Additional quotes from the book that I really loved:

  1. “What happens when the youth roll their eyes at principles we’ve spent our lives fighting for, when they’ve decided that they are not only outdate, but oppressive? And this is important to remember, for all of us. No matter what our intentions, everything we say and do in pursuit of justice will one day be outdated, ineffective, and yes, probably wrong. That is the way progress works.”

  2. “You have to get over the fear of facing the worst in yourself. You should instead fear unexamined racism. Fear the thought that right now, you could be contributing to the oppression of others and you don't know it. But do not fear those who bring that oppression to light. Do not fear the opportunity to do better.”

  3. “A privilege has to come with somebody else’s disadvantage – otherwise it is not a privilege.”

  4. “We should not have a society where the value of marginalized people is determined by how well they can scale often impossible obstacles that others will never know.”

  5. “The history of a word matters as long as the effects of that history are still felt…As long as we have had spoken word, language has been one of the first tools deployed in efforts to oppress others.”

  6. “If you live in this system of white supremacy, you are either fighting the system of you are complicit. There is no neutrality to be had towards systems of injustice, it is not something you can just opt out of.”

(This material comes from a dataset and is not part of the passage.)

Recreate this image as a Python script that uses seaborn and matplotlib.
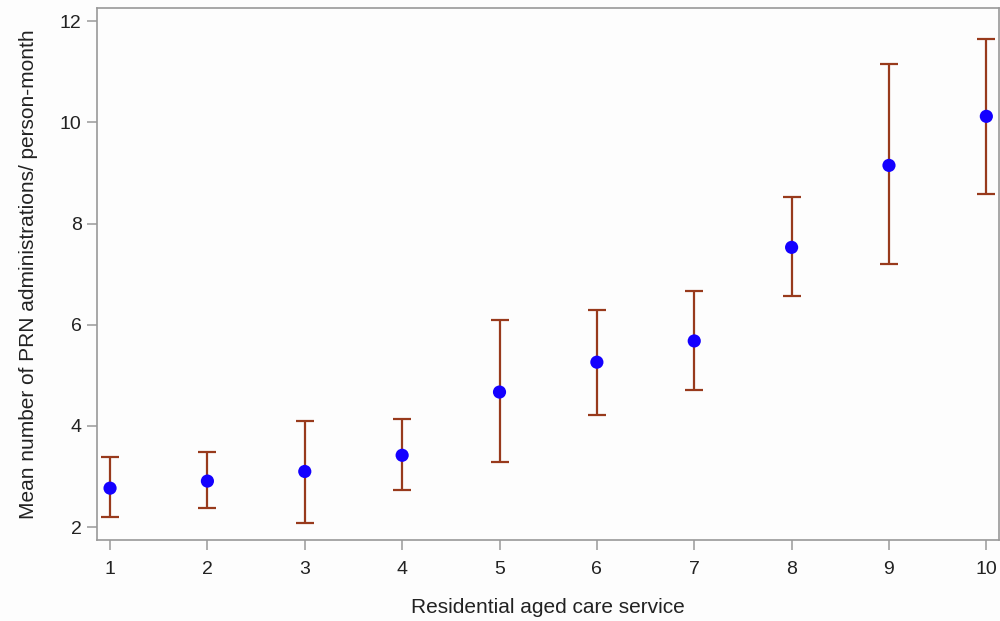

  7. “You are racist because you were born and bred in a racist, white supremacist society. White Supremacy is, as I’ve said earlier, insidious by design. The racism required to uphold White Supremacy is woven into every area of our lives. There is no way you can inherit white privilege from birth, learn racist white supremacist history in schools, consume racist and white supremacist movies and films, work in a racist and white supremacist workforce, and vote for racist and white supremacist governments and not be racist.”